===== Provided information =====
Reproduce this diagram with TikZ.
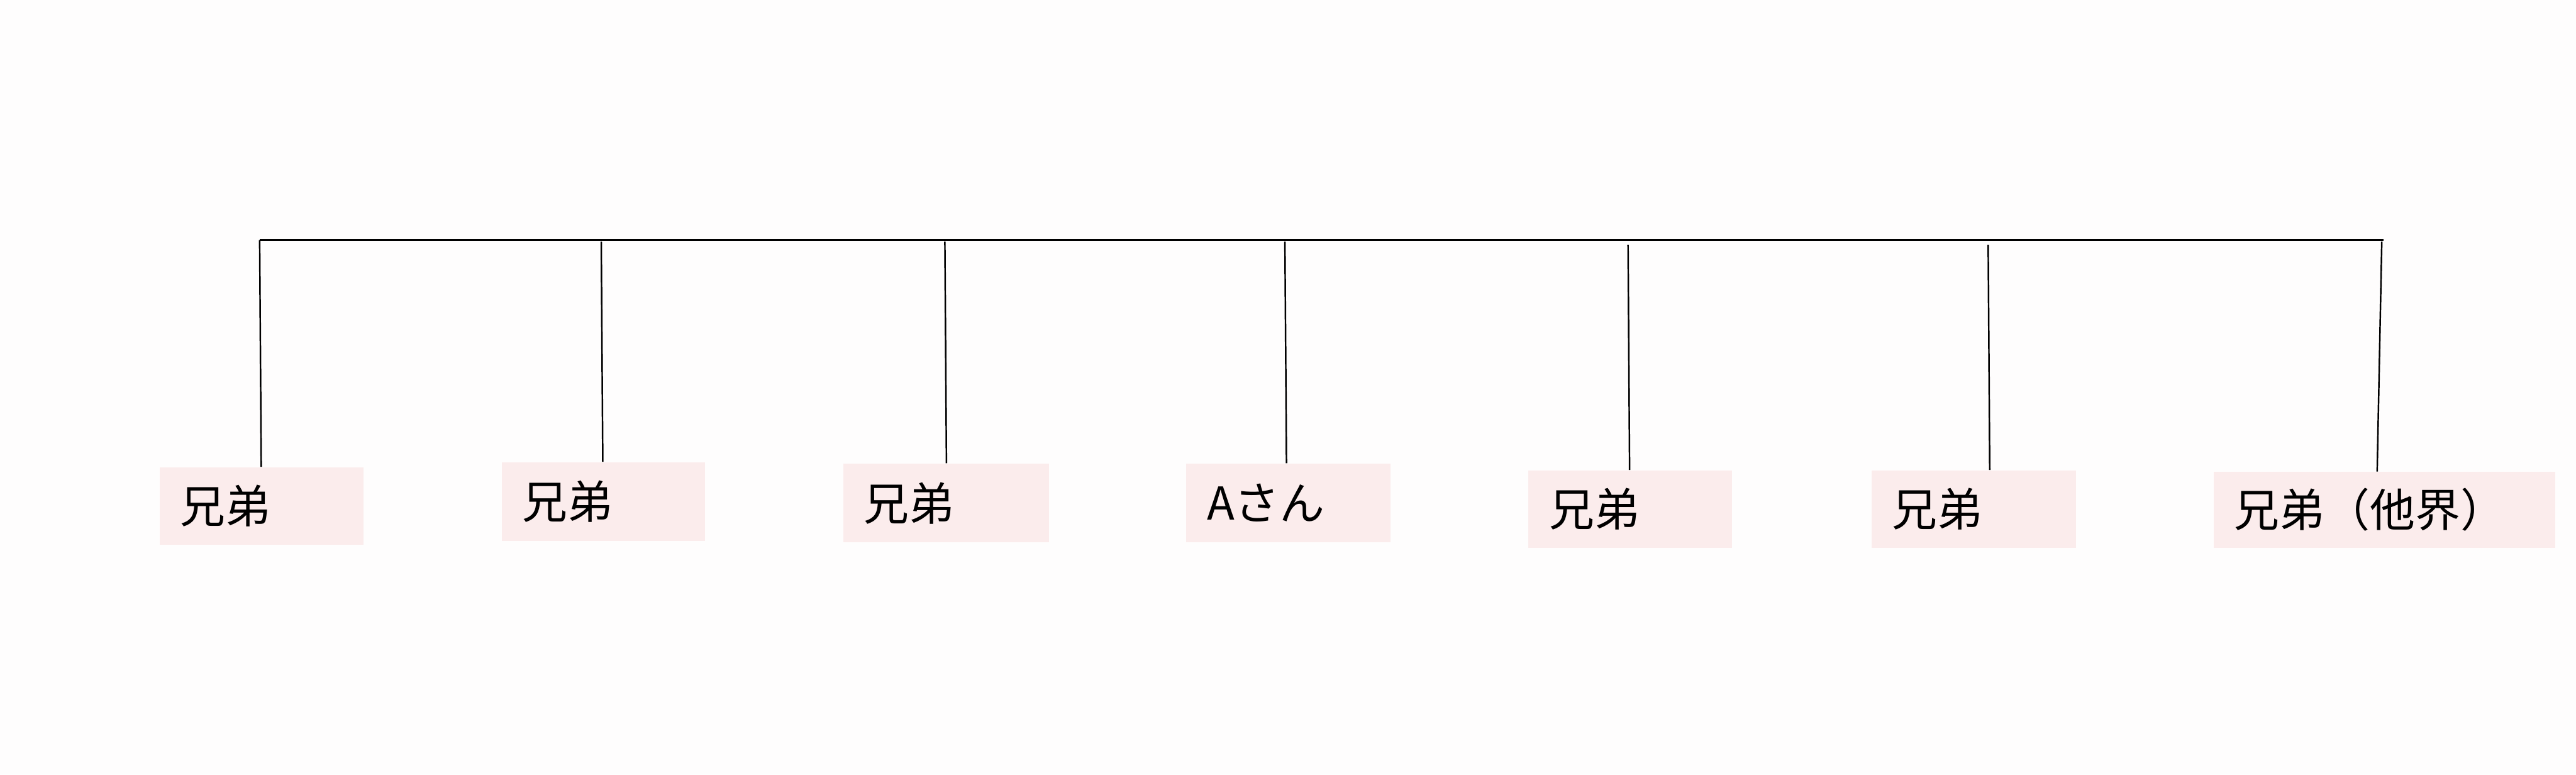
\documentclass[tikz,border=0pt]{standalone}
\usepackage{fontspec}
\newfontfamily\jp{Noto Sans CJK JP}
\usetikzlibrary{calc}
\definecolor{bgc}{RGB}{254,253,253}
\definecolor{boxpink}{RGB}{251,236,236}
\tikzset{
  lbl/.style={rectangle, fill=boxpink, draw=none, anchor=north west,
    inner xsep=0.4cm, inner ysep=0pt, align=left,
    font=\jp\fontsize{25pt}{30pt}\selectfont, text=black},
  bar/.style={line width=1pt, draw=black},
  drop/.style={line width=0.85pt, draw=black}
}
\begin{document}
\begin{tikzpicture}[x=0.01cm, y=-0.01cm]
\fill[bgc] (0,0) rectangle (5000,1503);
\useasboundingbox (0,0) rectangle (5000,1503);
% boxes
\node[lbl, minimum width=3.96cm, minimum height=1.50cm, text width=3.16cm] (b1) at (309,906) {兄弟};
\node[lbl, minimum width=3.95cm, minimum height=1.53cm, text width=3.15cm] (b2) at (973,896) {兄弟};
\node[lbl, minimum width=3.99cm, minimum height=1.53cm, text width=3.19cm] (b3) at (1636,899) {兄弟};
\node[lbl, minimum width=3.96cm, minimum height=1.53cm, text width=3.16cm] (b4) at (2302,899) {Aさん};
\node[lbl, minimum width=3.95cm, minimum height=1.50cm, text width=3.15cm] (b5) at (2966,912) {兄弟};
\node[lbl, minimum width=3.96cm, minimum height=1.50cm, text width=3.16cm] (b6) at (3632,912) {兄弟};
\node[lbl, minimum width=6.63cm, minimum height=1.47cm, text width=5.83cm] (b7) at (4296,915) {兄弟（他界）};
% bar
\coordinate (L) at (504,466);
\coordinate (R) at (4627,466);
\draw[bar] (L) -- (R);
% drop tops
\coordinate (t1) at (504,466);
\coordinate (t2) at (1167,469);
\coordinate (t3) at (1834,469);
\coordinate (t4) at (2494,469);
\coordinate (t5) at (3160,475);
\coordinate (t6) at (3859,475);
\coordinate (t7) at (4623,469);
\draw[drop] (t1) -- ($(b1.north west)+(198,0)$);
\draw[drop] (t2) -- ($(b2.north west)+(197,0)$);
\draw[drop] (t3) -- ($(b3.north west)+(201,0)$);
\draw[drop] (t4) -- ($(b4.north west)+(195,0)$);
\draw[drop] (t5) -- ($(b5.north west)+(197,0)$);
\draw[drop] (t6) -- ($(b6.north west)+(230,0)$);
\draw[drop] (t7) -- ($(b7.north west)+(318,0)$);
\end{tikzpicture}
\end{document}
=====
===== Provided information =====
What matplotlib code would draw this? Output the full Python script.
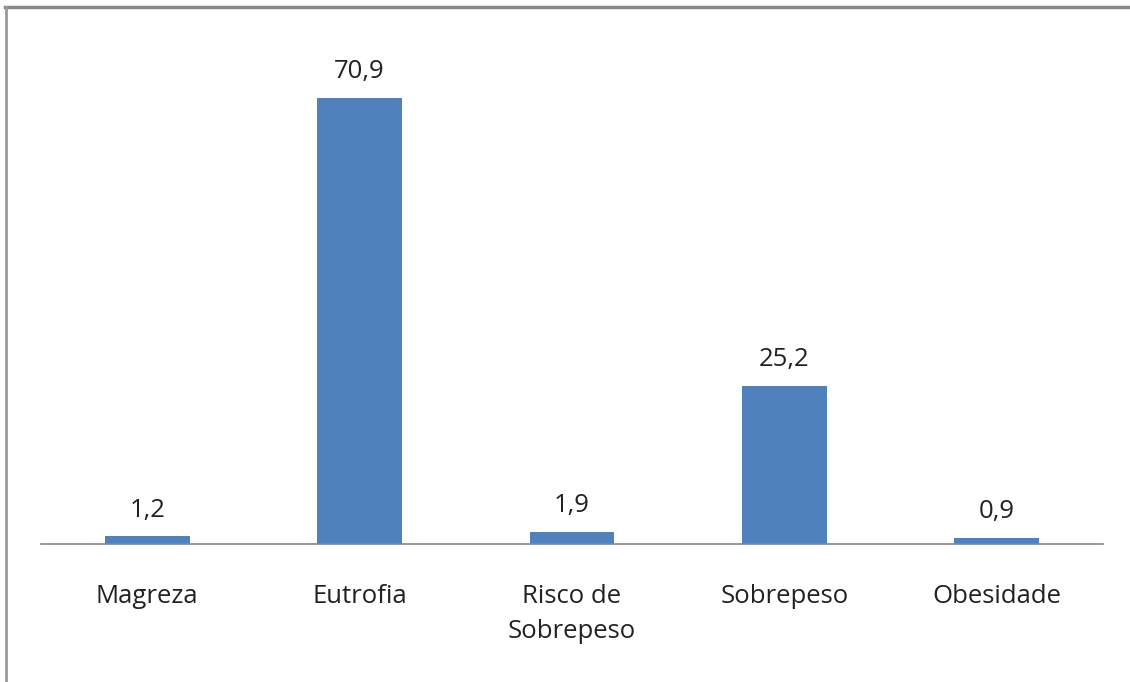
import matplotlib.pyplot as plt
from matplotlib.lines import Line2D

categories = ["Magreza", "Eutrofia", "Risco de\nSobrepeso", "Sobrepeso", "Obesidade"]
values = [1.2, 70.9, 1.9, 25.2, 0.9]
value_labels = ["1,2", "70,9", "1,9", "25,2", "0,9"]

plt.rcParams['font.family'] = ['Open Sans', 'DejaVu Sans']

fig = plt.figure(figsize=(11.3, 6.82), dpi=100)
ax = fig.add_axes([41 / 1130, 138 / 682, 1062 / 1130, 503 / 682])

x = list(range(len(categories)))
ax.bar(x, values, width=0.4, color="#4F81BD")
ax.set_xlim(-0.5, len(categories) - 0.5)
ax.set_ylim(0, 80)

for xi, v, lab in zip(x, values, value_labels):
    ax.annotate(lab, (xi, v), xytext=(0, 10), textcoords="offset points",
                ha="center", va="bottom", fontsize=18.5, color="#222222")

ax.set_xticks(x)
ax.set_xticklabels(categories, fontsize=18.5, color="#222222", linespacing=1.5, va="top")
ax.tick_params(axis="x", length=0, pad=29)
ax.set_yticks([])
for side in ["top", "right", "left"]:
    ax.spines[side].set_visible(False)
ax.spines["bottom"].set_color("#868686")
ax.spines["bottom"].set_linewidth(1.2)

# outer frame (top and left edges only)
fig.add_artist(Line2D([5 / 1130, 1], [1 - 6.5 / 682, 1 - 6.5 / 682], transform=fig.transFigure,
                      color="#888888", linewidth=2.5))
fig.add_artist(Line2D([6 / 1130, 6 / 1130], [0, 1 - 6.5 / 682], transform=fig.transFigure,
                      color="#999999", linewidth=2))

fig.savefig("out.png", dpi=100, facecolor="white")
=====
Work required: Identify all lines where the word "this" shows up. Copy them.

Final answer:
Reproduce this diagram with TikZ.
What matplotlib code would draw this? Output the full Python script.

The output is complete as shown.